This gives general information common to the topic-based Y3 test questions: PQ0199, PQ0220, PQ0299, PQ0301, PQ0302 (see CaloY3TestQuestions for the individual questions).
1) Background Info:
We have two general models for modelling topics:
MIT/Brown's unsupervised generative model learns "micro-topics" (probability distributions over words) from all available meeting speech transcript data, and represents topically coherent segments as being generated by constant "macro-topics" - weighted mixtures of these "micro-topics". See the ACL 2006 paper on this page for more details.
CSLI's unsupervised vector space model assumes only a single level, with segments related to "topics", also modelled as probability distributions over words.

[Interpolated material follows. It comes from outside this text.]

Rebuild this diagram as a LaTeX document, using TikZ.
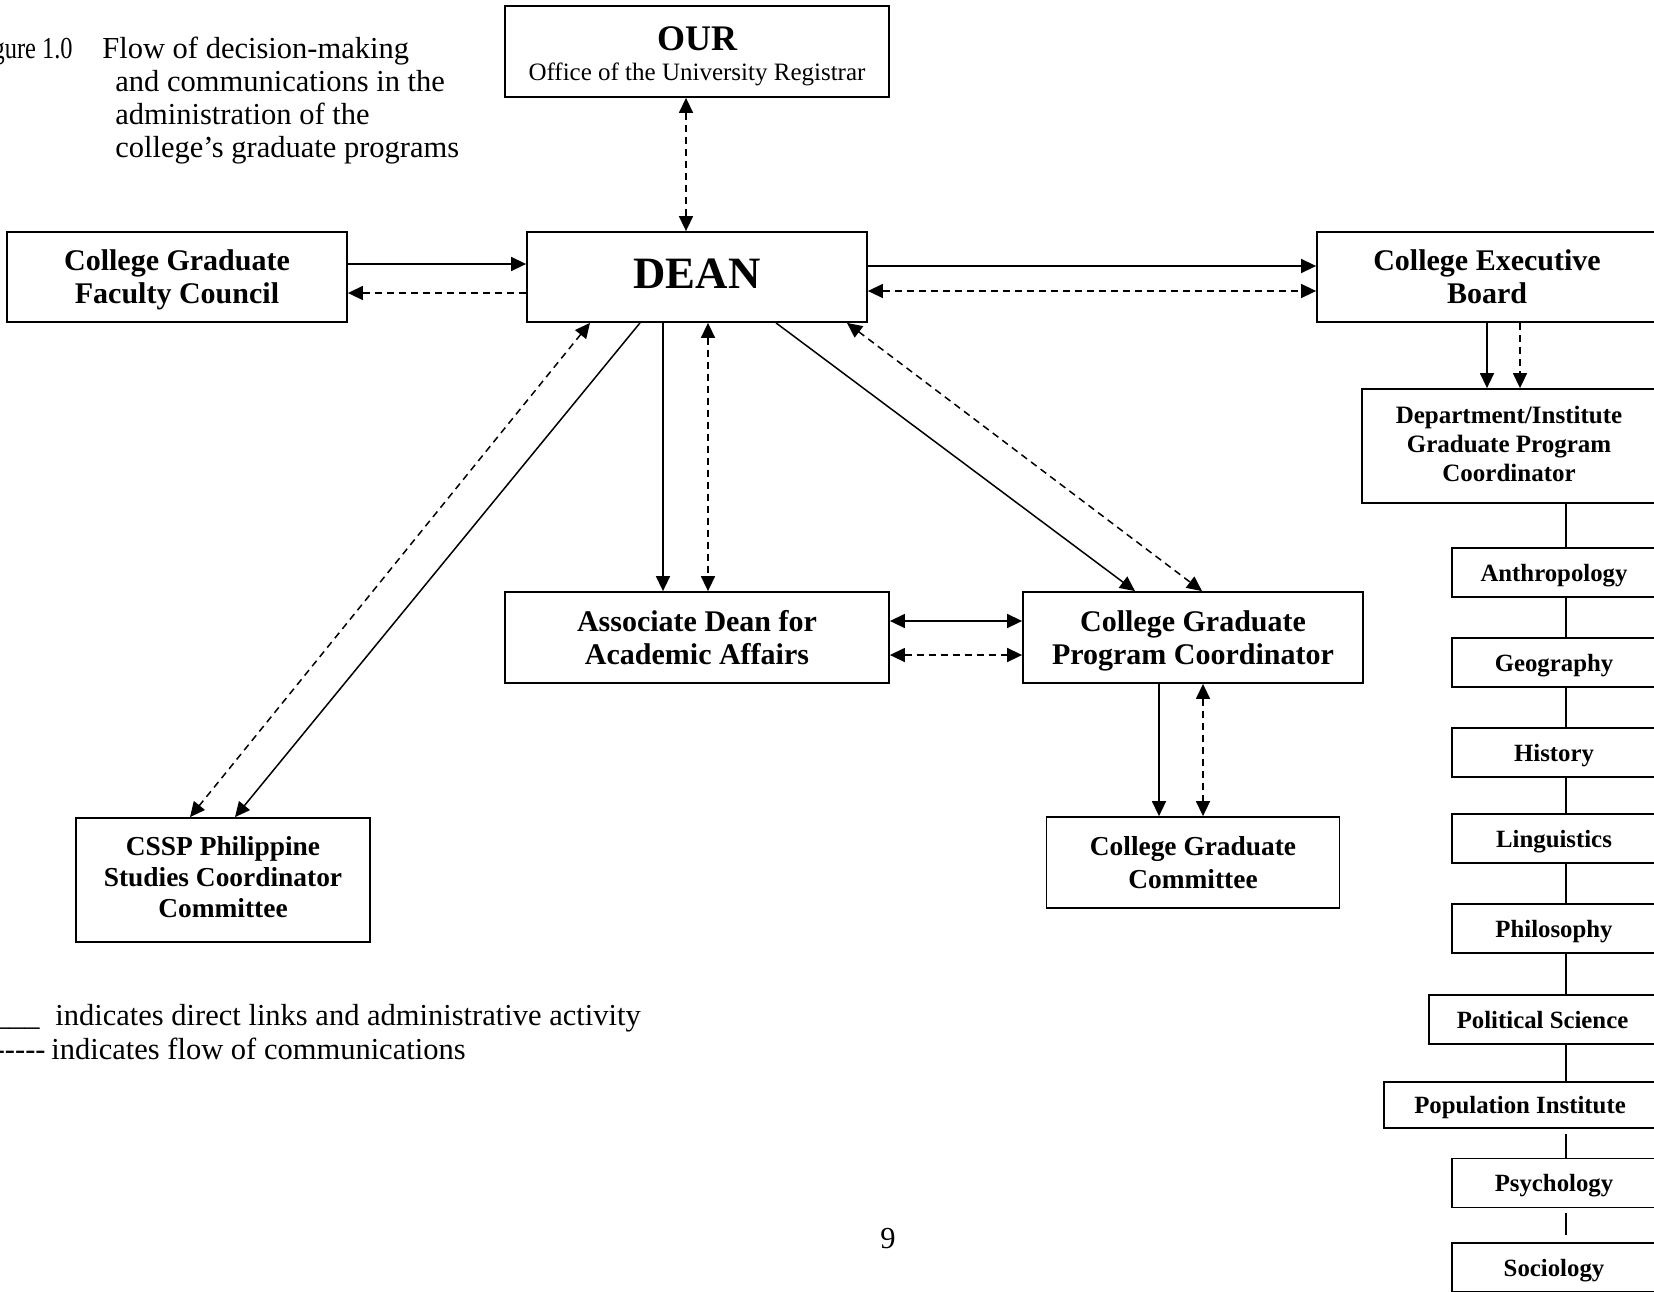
\documentclass[tikz,border=0pt]{standalone}
\usepackage{fontspec}
\usepackage{graphicx}
\setmainfont{Liberation Serif}
\usetikzlibrary{calc,arrows.meta}
\begin{document}
\begin{tikzpicture}[x=0.5pt,y=-0.5pt,
  box/.style={draw,line width=0.9pt,align=center,inner sep=0pt,text depth=0pt,font=\fontsize{15}{16.5}\selectfont\bfseries},
  dept/.style={draw,line width=0.9pt,inner sep=0pt,text depth=0pt,minimum width=102pt,minimum height=24.5pt,font=\fontsize{12.4}{14}\selectfont\bfseries},
  conn/.style={line width=0.75pt},
  comm/.style={line width=0.75pt,dash pattern=on 3.5pt off 2.5pt},
  fwd/.style={-{Triangle[length=7.5pt,width=7pt]}},
  both/.style={{Triangle[length=7.5pt,width=7pt]}-{Triangle[length=7.5pt,width=7pt]}},
  txt/.style={inner sep=0pt,font=\fontsize{15.25}{16.5}\selectfont}
]
\fill[white] (0,0) rectangle (1654,1291);
\useasboundingbox (0,0) rectangle (1654,1291);

% caption
\node[txt,anchor=base east] (figno) at (73,58) {\scalebox{0.8}[1]{Figure 1.0}};
\node[txt,anchor=base west] (cap1) at (102,58) {Flow of decision-making};
\node[txt,anchor=base west] (cap2) at (115,91) {and communications in the};
\node[txt,anchor=base west] (cap3) at (115,124) {administration of the};
\node[txt,anchor=base west] (cap4) at (115,157) {college’s graduate programs};

% boxes
\node[box,minimum width=192pt,minimum height=45.5pt] (our) at (697,51.5) {};
\node[inner sep=0pt,anchor=base,font=\fontsize{18}{20}\selectfont\bfseries] (ourt) at (697,50) {OUR};
\node[inner sep=0pt,anchor=base,font=\fontsize{12.5}{14}\selectfont] (ours) at (697,80) {Office of the University Registrar};

\node[box,minimum width=170pt,minimum height=45pt] (cgfc) at (177,277) {College Graduate\\Faculty Council};
\node[box,minimum width=170pt,minimum height=45pt,font=\fontsize{22.4}{24}\selectfont\bfseries] (dean) at (697,277) {\raisebox{3.5pt}{DEAN}};
\node[box,minimum width=170pt,minimum height=45pt] (ceb) at (1487,277) {College Executive\\Board};
\node[box,minimum width=147pt,minimum height=57pt,text depth=2pt,font=\fontsize{12.5}{14.5}\selectfont\bfseries] (dgpc) at (1509,446) {Department/Institute\\Graduate Program\\Coordinator};

\node[box,minimum width=192pt,minimum height=45.5pt] (adaa) at (697,637.5) {Associate Dean for\\Academic Affairs};
\node[box,minimum width=170pt,minimum height=45.5pt] (cgpc) at (1193,637.5) {College Graduate\\Program Coordinator};
\node[box,minimum width=147pt,minimum height=62pt,text depth=3pt,font=\fontsize{13.7}{15.5}\selectfont\bfseries] (cssp) at (223,880) {CSSP Philippine\\Studies Coordinator\\Committee};
\node[box,minimum width=146.5pt,minimum height=45.5pt,font=\fontsize{13.7}{16.5}\selectfont\bfseries] (cgc) at (1193,862.5) {College Graduate\\Committee};

% departments
\node[dept] (anth) at (1554,572.5) {Anthropology};
\node[dept] (geog) at (1554,662.5) {Geography};
\node[dept] (hist) at (1554,752.5) {History};
\node[dept] (ling) at (1554,838.5) {Linguistics};
\node[dept] (phil) at (1554,928.5) {Philosophy};
\node[dept,minimum width=113.5pt] (pols) at (1542.5,1019.5) {Political Science};
\node[dept,minimum width=136pt,minimum height=23pt,text depth=-2pt] (popi) at (1520,1105) {Population Institute};
\node[dept] (psyc) at (1554,1183) {Psychology};
\node[dept] (soci) at (1554,1267.5) {Sociology};

% connectors
\draw[comm,both] ($(our.south)+(-11,0)$) -- ($(dean.north)+(-11,0)$);
\draw[conn,fwd] ($(cgfc.east)+(0,-13)$) -- ($(dean.west)+(0,-13)$);
\draw[comm,fwd] ($(dean.west)+(0,16)$) -- ($(cgfc.east)+(0,16)$);
\draw[conn,fwd] ($(dean.east)+(0,-11)$) -- ($(ceb.west)+(0,-11)$);
\draw[comm,both] ($(dean.east)+(0,14)$) -- ($(ceb.west)+(0,14)$);
\draw[conn,fwd] ($(dean.south)+(-34,0)$) -- ($(adaa.north)+(-34,0)$);
\draw[comm,both] ($(dean.south)+(11,0)$) -- ($(adaa.north)+(11,0)$);
\draw[conn,fwd] ($(dean.south)+(-57,0)$) -- ($(cssp.north)+(12,0)$);
\draw[comm,both] ($(dean.south)+(-107,0)$) -- ($(cssp.north)+(-33,0)$);
\draw[conn,fwd] ($(dean.south)+(79,0)$) -- ($(cgpc.north)+(-58,0)$);
\draw[comm,both] ($(dean.south)+(150,0)$) -- ($(cgpc.north)+(9,0)$);
\draw[conn,both] ($(adaa.east)+(0,-16.5)$) -- ($(cgpc.west)+(0,-16.5)$);
\draw[comm,both] ($(adaa.east)+(0,17.5)$) -- ($(cgpc.west)+(0,17.5)$);
\draw[conn,fwd] ($(cgpc.south)+(-34,0)$) -- ($(cgc.north)+(-34,0)$);
\draw[comm,both] ($(cgpc.south)+(10,0)$) -- ($(cgc.north)+(10,0)$);
\draw[conn,fwd] (ceb.south) -- ($(dgpc.north)+(-22,0)$);
\draw[comm,fwd] ($(ceb.south)+(33,0)$) -- ($(dgpc.north)+(11,0)$);

% department column
\draw[conn] ($(dgpc.south)+(57,0)$) -- ($(anth.north)+(12,0)$);
\draw[conn] ($(anth.south)+(12,0)$) -- ($(geog.north)+(12,0)$);
\draw[conn] ($(geog.south)+(12,0)$) -- ($(hist.north)+(12,0)$);
\draw[conn] ($(hist.south)+(12,0)$) -- ($(ling.north)+(12,0)$);
\draw[conn] ($(ling.south)+(12,0)$) -- ($(phil.north)+(12,0)$);
\draw[conn] ($(phil.south)+(12,0)$) -- ($(pols.north)+(23.5,0)$);
\draw[conn] ($(pols.south)+(23.5,0)$) -- ($(popi.north)+(46,0)$);
\draw[conn,shorten <=2.5pt] ($(popi.south)+(46,0)$) -- ($(psyc.north)+(12,0)$);
\draw[conn,shorten <=2.5pt,shorten >=3.5pt] ($(psyc.south)+(12,0)$) -- ($(soci.north)+(12,0)$);

% legend
\node[txt,anchor=base east] (lg1a) at (40,1025) {\_\_\_};
\node[txt,anchor=base west] (lg1b) at (55,1025) {indicates direct links and administrative activity};
\node[txt,anchor=base east] (lg2a) at (46,1059) {-{}-{}-{}-{}-};
\node[txt,anchor=base west] (lg2b) at (51,1059) {indicates flow of communications};

% page number
\node[txt,anchor=base] (pg) at (888,1248) {9};
\end{tikzpicture}
\end{document}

Different segments correspond to different topics; weighted mixtures of topics can also be used to produce new topics.
The MIT model currently seems to require more data than we expect to have in the Y3 Test, so we are using only the CSLI model. (We are currently in the process of modifying the MIT model to share topics across meeting, email and document data, to get round this - but this isn't implemented yet.)
Both models also produce a segmentation (division of the meetings into topically coherent regions, assigning each one a "(macro-)topic", i.e. a particular probability distribution/weighted mixture). But most of the PQ questions don't require this kind of prior segmentation.
Most PQs here require a posterior segmentation instead ("given a topic T, find when it was discussed"), which we refer to as topic localization here.
As it is difficult to define a "topic" without typing in e.g. a large number of keywords, we are proposing to use the browser to help the user/question-asker with this definition. The user will enter a short description of the topic (e.g. a few keywords), and the browser will present the most relevant micro-topics. The user can then select one or more (possibly with weights) which were really intended and/or seem to sum up what is required. Alternatively we provide OAA solvables which can find the most relevant topics directly - but this is dispreferred as it rules out the possibility of creating user/query-specific weighted mixtures.
We then use more-or-less standard IR techniques to find the relevant time periods based on the required (mixture of) topics.
The topic models learn unsupervised, as more data becomes available.
(The localization techniques can learn by implicit supervision via feedback from the browser - but this isn't implemented yet.)
2) Resource Level:
See individual questions
3) English Interpretation:
See individual questions
4) Description of Learning:
BCALO (baseline) is taken as the information CALO can provide without extracting any information from natural interaction. In this case, this means BCALO cannot answer any topic PQs, and the baseline is therefore zero.
LCALO uses topic localization over all experienced meeting data.
4b) Alternative:
If we want a non-zero BCALO baseline, we could alternatively use a different baseline set of topic models, but with the same general topic localization method as LCALO:
BCALO (baseline) - we use a baseline model (unaffected by meeting observations)
LCALO (learning) - we use the model learnt over all meeting data
If the model is specified in the question (see below), this is controlled directly by the question setting. The baseline model could be e.g. a flat document text; the learnt model an OPI or MA topic-word distribution.
(There is scope for learning the topic localization method parameters too (from implicit supervision via browser feedback) - but this isn't implemented yet.)
5) Answer Strategy:
See individual questions
6) Sensitivity to Parameter Instantiations:
Meeting must exist in the KB and have been processed by the MA suite.
In general, we assume that both |Topic| and |SubjectCategory| parameters are given as named Topic IDs. These should be chosen by the questioner based either on the output of the csliGetTopics OAA solvable or the named topics displayed in the meeting browser.
For certain PQs it makes no sense to take the named topics produced by the CSLI agents - so far, this only seems to be the case for PQ0301 ("Which of the following set of topics |{|io:%SubjectCategory|, |io:%SubjectCategory, . . . io:%SubjectCategory|}| were discussed at |io:%Meeting|"). In this case, we assume that the |SubjectCategory| parameters are given as plain text (e.g. sets of keywords/phrases). The questioner will then have to relate these to the best-fitting named topics using either the output of the csliGetRelevantTopic OAA solvable or the meeting browser search function.
PQs are then solved in terms of named Topic IDs.
Plus see individual questions
7) Answer Key:
8) Scoring Method:
9) Design of LCALO-to-BCALO Transform:
BCALO
10) Critical Learning Period (CLP) Conditions:
Currently, it is only required that all meetings be processed by the MA suite, as the model learning is unsupervised.
(There may be more requirements in future relating to browser feedback.)
11) User Actions to Drive Learning:
Currently, none.
(There may be more requirements in future relating to browser feedback.)